[START OF Input rows]

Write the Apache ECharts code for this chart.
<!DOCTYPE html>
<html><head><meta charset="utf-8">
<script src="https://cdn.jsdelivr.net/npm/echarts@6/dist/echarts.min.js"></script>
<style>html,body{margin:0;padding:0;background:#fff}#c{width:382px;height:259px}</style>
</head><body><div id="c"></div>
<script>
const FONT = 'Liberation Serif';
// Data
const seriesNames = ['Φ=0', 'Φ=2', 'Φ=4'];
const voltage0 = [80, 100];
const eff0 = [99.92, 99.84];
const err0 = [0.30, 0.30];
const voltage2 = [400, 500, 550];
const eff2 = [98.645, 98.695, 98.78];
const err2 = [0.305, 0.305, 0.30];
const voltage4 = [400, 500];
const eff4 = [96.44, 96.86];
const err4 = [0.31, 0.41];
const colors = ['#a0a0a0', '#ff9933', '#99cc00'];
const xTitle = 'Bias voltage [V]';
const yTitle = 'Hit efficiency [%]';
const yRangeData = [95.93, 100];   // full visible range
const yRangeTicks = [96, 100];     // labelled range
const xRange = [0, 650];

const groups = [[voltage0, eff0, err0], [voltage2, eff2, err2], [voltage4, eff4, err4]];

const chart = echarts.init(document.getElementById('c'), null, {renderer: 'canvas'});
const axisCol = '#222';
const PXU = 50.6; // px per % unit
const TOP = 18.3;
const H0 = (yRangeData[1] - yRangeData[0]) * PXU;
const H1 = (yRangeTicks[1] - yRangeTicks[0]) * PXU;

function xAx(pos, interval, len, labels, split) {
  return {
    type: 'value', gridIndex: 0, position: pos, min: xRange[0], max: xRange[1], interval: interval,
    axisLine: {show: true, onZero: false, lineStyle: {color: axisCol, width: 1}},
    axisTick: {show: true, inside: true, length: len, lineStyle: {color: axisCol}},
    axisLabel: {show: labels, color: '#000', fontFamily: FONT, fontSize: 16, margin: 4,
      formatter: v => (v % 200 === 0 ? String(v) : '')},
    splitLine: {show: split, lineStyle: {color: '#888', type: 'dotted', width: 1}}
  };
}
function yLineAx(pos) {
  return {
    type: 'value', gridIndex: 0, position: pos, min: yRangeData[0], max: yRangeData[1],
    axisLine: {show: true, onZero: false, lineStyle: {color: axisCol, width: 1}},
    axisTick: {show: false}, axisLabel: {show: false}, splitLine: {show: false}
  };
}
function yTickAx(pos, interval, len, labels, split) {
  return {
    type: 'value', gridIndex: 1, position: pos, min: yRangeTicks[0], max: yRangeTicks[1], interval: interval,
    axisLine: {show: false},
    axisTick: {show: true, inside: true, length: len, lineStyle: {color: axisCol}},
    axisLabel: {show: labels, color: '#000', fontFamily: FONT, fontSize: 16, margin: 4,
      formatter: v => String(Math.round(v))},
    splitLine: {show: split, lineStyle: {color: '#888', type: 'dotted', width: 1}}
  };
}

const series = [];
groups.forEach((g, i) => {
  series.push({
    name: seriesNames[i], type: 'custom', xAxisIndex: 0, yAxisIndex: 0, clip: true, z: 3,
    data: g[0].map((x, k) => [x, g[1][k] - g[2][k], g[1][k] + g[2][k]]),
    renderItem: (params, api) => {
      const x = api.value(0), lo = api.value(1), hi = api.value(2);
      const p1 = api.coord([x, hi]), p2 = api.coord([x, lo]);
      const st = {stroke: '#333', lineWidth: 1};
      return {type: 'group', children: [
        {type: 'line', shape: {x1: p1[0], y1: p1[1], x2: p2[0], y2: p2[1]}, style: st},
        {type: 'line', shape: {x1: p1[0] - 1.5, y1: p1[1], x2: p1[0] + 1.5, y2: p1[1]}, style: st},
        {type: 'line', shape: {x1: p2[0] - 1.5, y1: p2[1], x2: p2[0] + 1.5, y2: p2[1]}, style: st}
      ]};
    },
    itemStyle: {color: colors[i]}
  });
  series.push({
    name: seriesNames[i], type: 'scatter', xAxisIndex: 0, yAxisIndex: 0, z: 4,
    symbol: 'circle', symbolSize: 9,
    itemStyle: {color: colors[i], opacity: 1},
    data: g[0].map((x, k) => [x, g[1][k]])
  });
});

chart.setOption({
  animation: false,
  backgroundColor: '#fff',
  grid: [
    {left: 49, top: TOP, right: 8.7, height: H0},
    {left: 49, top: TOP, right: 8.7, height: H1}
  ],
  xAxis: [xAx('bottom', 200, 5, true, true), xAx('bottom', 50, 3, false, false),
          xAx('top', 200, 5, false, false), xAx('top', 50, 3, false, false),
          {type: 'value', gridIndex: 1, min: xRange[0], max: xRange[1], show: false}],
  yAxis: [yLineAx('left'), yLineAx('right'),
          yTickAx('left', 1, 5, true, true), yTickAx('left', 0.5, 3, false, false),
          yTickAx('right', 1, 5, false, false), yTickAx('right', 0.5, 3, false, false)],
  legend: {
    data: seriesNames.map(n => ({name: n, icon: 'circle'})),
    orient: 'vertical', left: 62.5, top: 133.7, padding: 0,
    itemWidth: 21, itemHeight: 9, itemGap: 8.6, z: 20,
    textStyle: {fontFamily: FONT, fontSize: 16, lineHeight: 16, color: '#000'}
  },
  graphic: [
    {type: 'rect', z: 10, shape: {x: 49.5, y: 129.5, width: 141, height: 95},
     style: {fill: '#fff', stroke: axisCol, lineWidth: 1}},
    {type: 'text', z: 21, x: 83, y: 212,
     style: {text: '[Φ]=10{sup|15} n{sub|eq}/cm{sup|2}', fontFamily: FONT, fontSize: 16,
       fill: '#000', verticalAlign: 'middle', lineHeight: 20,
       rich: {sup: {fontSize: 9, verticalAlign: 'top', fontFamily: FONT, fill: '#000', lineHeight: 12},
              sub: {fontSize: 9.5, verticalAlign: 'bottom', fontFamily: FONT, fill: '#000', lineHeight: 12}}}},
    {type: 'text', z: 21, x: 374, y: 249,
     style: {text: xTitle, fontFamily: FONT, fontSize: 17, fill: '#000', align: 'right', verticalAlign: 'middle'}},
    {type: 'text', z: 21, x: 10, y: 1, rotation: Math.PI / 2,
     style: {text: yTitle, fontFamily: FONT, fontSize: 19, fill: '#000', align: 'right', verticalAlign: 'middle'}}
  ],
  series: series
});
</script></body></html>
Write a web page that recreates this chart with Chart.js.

[END OF Input rows]

- _Job_: In the listing, find each line with the string "this" and copy it.

- _Worked answer_:
Write the Apache ECharts code for this chart.
Write a web page that recreates this chart with Chart.js.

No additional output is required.